Transient behavior of thermocapillary convection in thin liquid film exposed to step laser heating

Abstract

Temporally developing thermocapillary convection induced by step laser heating of a thin liquid film has been studied numerically. Computations are performed using the commercial software STAR CCM+ version 2022.1. The liquid film of silicone oil (high Prandtl number fluid) is 60 mm in diameter and 3 mm in thickness. Flow characteristics related to surface velocity and surface temperature have been studied. Validation of the computations is achieved for the surface velocity, the velocity along thickness and the surface temperature through comparison with PIV and IR camera measurements.
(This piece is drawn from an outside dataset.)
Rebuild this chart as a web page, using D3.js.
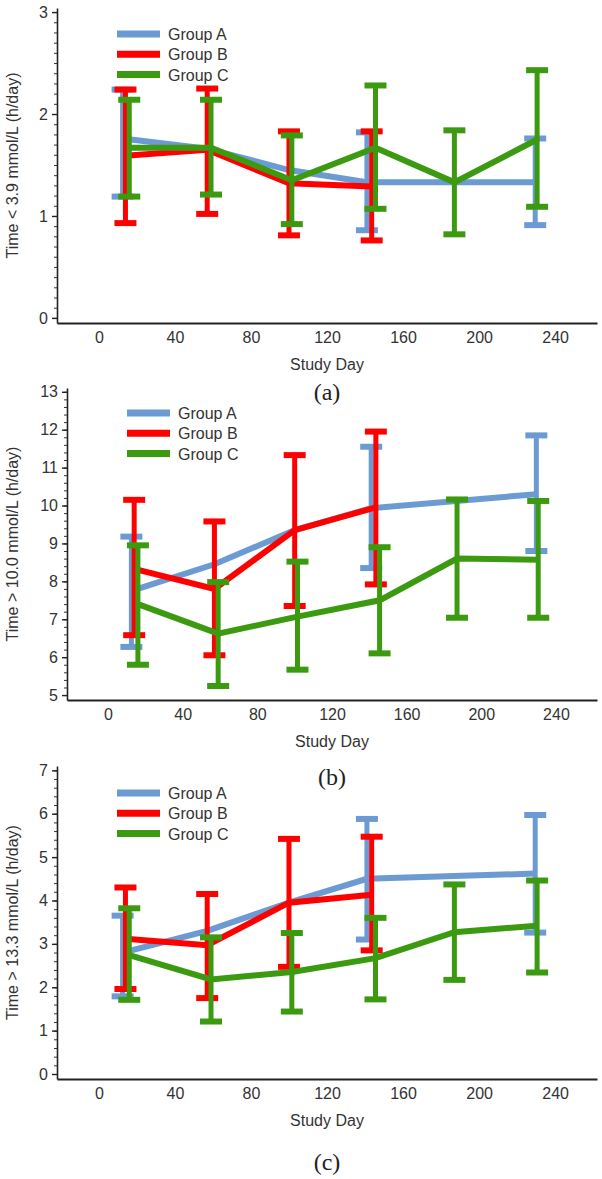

The laser-beam with a carbon dioxide gas laser (10.4 μm in wavelength) is used for heating. It is found that the temporally developing profile of surface velocity shows two local velocity peaks ($u_{S1}$ and $u_{S2}$) at two radial locations ($r_{S1}$ and $r_{S2}$) respectively. The first peak, $u_{S1}$, appearing due to the steep temperature gradient generated by laser-beam heating and its radial position, $r_{S1}$, do not change noticeably with time. On the other hand, the second peak, $u_{S2}$, travels radially outwards with decreasing magnitude in a self-propelling manner until its radial position, $r_{S2}$, approaches an asymptotic maximum. Detailed analysis of the coupling among radial temperature gradient, local pressure variation and local convective acceleration near the second peak reveals that hydrothermal mechanisms are responsible for self-propelling travel of $u_{S2}$. The transient behaviors of both primary and secondary velocity peaks are found to depend on the fluid viscosity and the laser-beam settings.